On March 14, 2016, Environmental Protection Agency (“EPA”) proposed changes to the Risk Management Plan Program (“RMP”) Rule . On January 13, 2017, the EPA published a new final rule.  This a fifth in a planned series that will address five major changes: root cause analysis for near misses, third-party audits, inherently safer technology, emergency response, and availability of information. The subject of this discussion is the changes to the emergency response preparedness requirements.

The changes to the emergency response section of the rule begin with adding a definition for “responding stationary sources” and for “non-responding stationary source.” The primary effect of this addition is that responding stationary sources must comply with 40 CFR 68.95 (i.e., develop an emergency response plan and all that goes with it) and non-responding stationary sources must be included and rely on the community emergency response plan and/or coordinate response actions with the local fire department. The final rule dropped the requirement that non-responding facilities confirm the adequacy of local public emergency response capabilities as a condition of being designated a non-responding stationary source. In addition, the EPA decided not to finalize provisions that would allow a Local Emergency Response Committee (“LEPC”) to require a facility “to develop an emergency response program in accordance with §68.95 upon receiving a written request to do so.” By declining to add that proposal, the decision to designate the response status remains with the facility.

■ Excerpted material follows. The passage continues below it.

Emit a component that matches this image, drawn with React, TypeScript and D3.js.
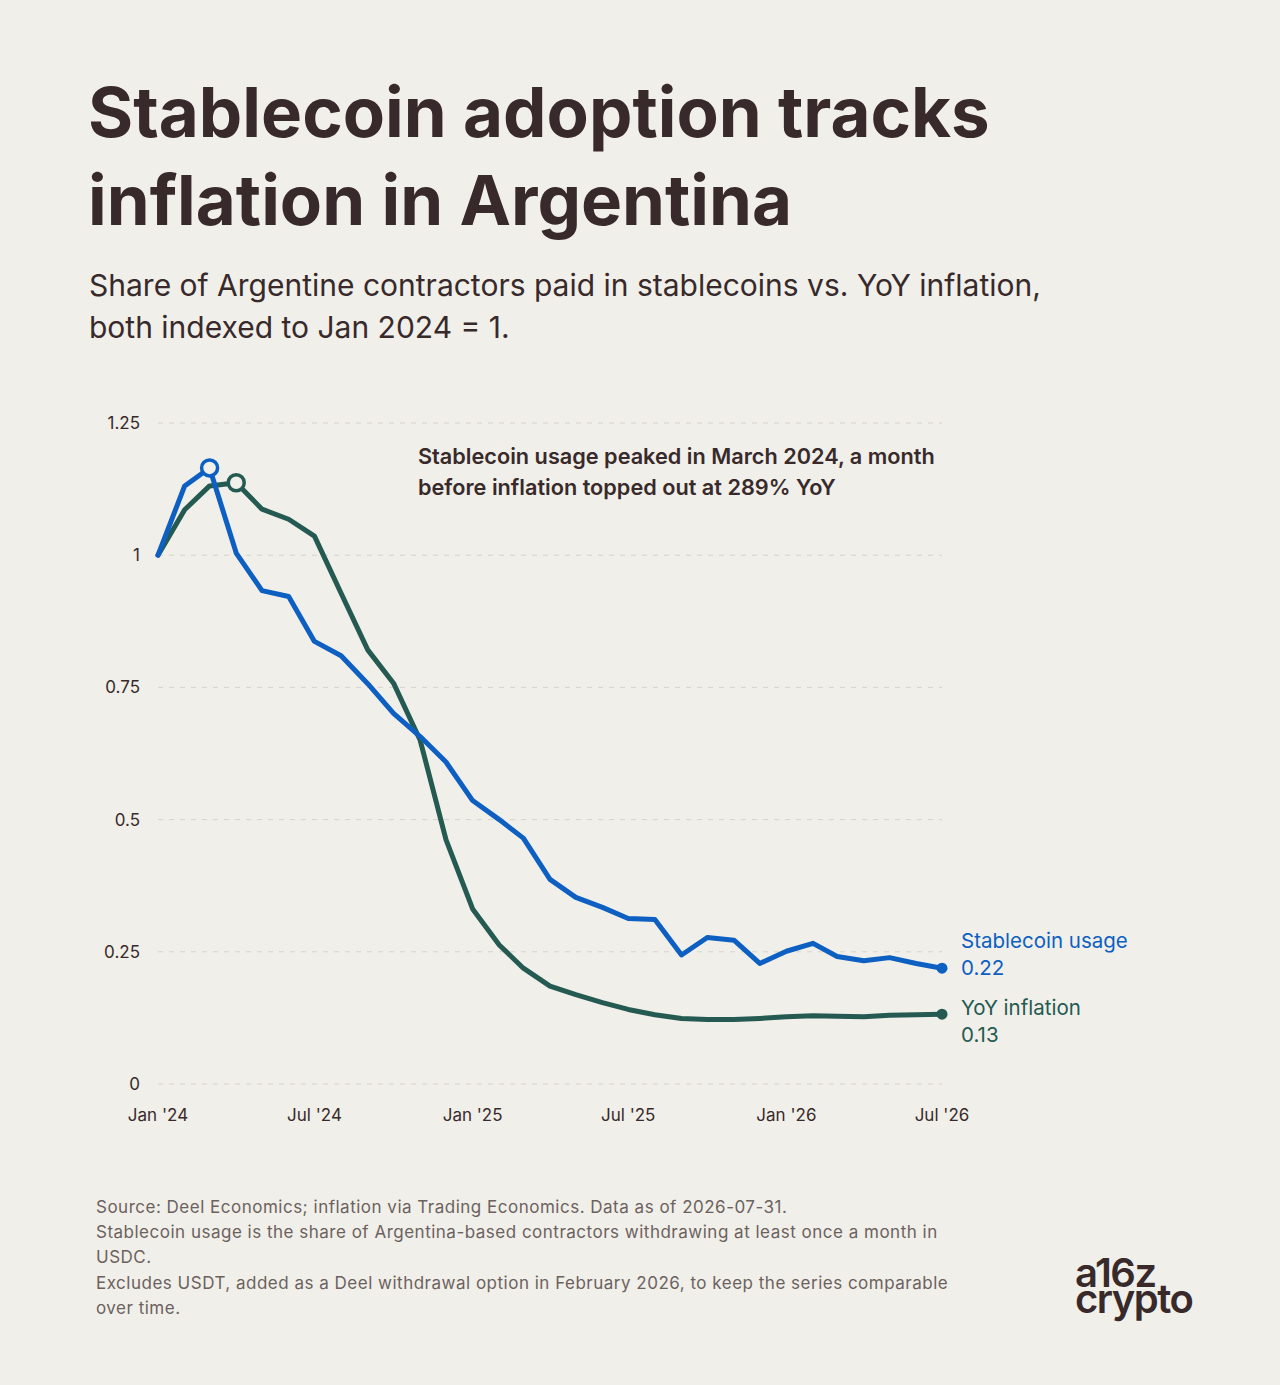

New coordination requirements were added in §68.93 that require that the owner or operator attempt to coordinate with local responders at least annually (local responders are not required to coordinate). In addition, the owner or operator shall provide local authorities with information:

  • about the regulated substances at the source (quantities, risks, and emergency response resources and capabilities), and
  • emergency response plans, emergency action plans required under 29 CFR 1910.38, updated emergency contact information, and any other relevant information. “Such information could include accident histories, portions of incident investigation reports relevant to emergency response, incident after action reports, records of notification exercises, field and tabletop exercise evaluation reports, etc.”

Finally, the new rule added “Facility Exercises” requirements. All Program 2 and 3 sources must “conduct an exercise of the stationary source’s emergency response notification mechanisms.” §68.96(a). Responding stationary sources must conduct emergency response field and tabletop exercises. The frequency of these exercises shall be established in consultation with emergency response officials with the interval being no more than 3 years between tabletop and 10 years between field exercises. The EPA decided not to include a requirement that a facility conduct a field exercise within one year of a §68.42 release. Flexibility was incorporated into the rule to allow the owner or operator to take credit for an equivalent exercise performed to satisfy other regulatory requirements (§68.96(c)(1)) or responding to a real accidental release (§68.96(c)(2)) as long as the exercise requirements are otherwise met.

On January 26, 2017, the EPA delayed the effective date of several regulations, including these changes to the RMP rule. Whereas this rule is now expected to go in effect on March 21, 2017, this rule is subject to Congressional Review Act and could be undone by that process.